When I use TFL‘s online services to check when my bus will arrive, or if the Jubilee line is still suspended, I personally rely on the official mobile web site. Not on any of the hundreds of Android apps that offer the same services, using the TFL API’s and live feeds. That is mostly because I believe in and prefer web versus native apps, but also because I feel that it is much faster and convenient in this particular case. Recently, while using the TFL mobile site I thought “Would basing a business on a mobile web main app plus an API be a good idea?”. Not really sure it would, although some aspects tend to prove it is possible to satisfyingly embrace this approach…
The mobile web + API approach is basically the fact for a business to focus on a cross platform mobile web app while providing an API (or live data) for third party developers to extend the reach of the core service. The idea behind this approach is to leave the app development to third parties, in order to have a native presence on platforms where users are numerous.
Cost reduction and users’ choice
Developing a mobile web app, which requires a relatively limited amount of tweaks to be accessed by the vast majority of mobile users makes sense, however some users may prefer the native experience. Some companies may do more profit within a native environment. Fair enough. By providing power users and third parties with an API and documentation, businesses can extend their reach while limiting their costs.

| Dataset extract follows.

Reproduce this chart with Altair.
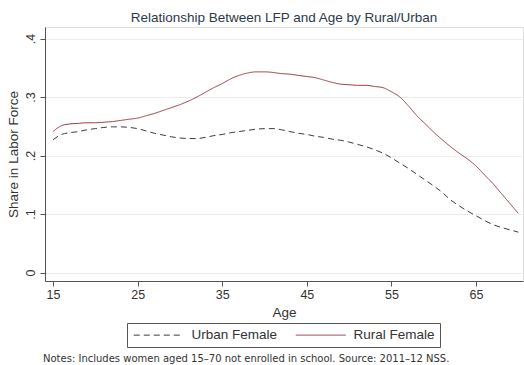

When a service is really popular – but is not available as a native app – a public API is logical since the probability of having power users within the user base is high (it would actually be an interesting thing to estimate). Services like Twitter are a good example of this effect. The company released its API in 2006 and their first native app for iOS in 2010. The API allowed millions of applications (all platforms together) to be created, resulting in the fact that Twitter didn’t really create their native app, they allowed its existence. After “natural selection” aka users’ choice, they bought the most promising, saving time and dollars in developing, advertising, workforce, support, etc. I am not really sure that was a planned strategy, but it is not irrelevant to consider such an approach for a similar service. Instead of developing native apps internally, why not offer third parties some incentives to do it instead? It could be under the form of a direct incentive (affiliation model) or less direct, which is basically the model on which the current mobile OSes are based (i.e. come and make money within our ecosystem). Lastly, private companies offering API access are, with this move, also offering third parties an untold but critical incentive; the buyout.
Too good to be true
The problem in the above examples sits in the difficulty to grow a big enough user base, or attractive enough product to have all the advantages of a developer community.The apparent lack of real planning behind these examples is not there to help either. If Twitter released their API, it was not really because they wanted to avoid developing costs, it was just because they saw power users having fun with their product.

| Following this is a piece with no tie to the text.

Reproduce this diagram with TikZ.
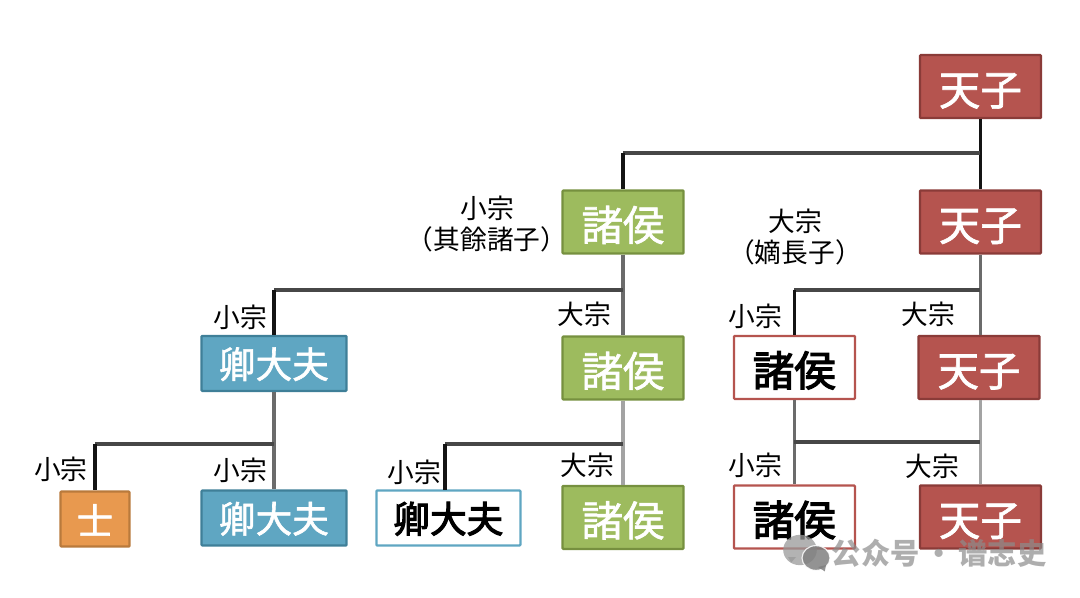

“Some smart folks out there on the that series of tubes we call the Internet have been putting together interesting projects like this map and this page without any help from us so we thought it was high time to release an API.” blog.twitter.com
It is hard to imagine an unknown company offering an API from the beginning of its existence, in the hope that some developers will do all the work for them. This doesn’t really make sense indeed. Not to mention that offering an API, maintaining it alongside with a documentation as well as dealing with community management are not minor duties. It is also very unlikely for some verticals to adopt such a strategy due to the nature of their product (banking, betting, eCommerce) or if their main product needs to be a native app (gaming, media editing, etc).
It is more true everyday: mobile web has a lot of advantages over native apps, especially for content consumption. Facebook native apps demonstrate this situation, since they are so painful to use, according to a majority of their users and testers. Some of the former will rely on mobile web or native clients such as Friendcaster to have a better and faster Facebook experience. It wouldn’t be too surprising if Facebook were to acquire a successful third party client, whether for Zuck to use its popularity to enhance the social network native offering, or for Facebook to fully control their mobile presence with the objective to monetize it more efficiently – or at least start doing so.
Facebook, Twitter. Using these two as an example to validate the mobile web + API approach is certainly not perfect, and even if I’m still trying to find more examples, I believe the TFL one is a decent proof of concept. Because public transport are by definition mainstream, the popularity of the TFL data is not shocking, and London is surely not the only area in the world offering access to its transit data feeds. It proves that mobile web is definitely the quickest way for a service to push a minimum viable product to market, as long as the product in question doesn’t need deep integration with mobile OSes.
Using a mobile web + API strategy has probably been a great way for some to extend their native presence, but the lack of positive examples I could find is not really confirming the viability of this approach. The good news is : I haven’t looked properly.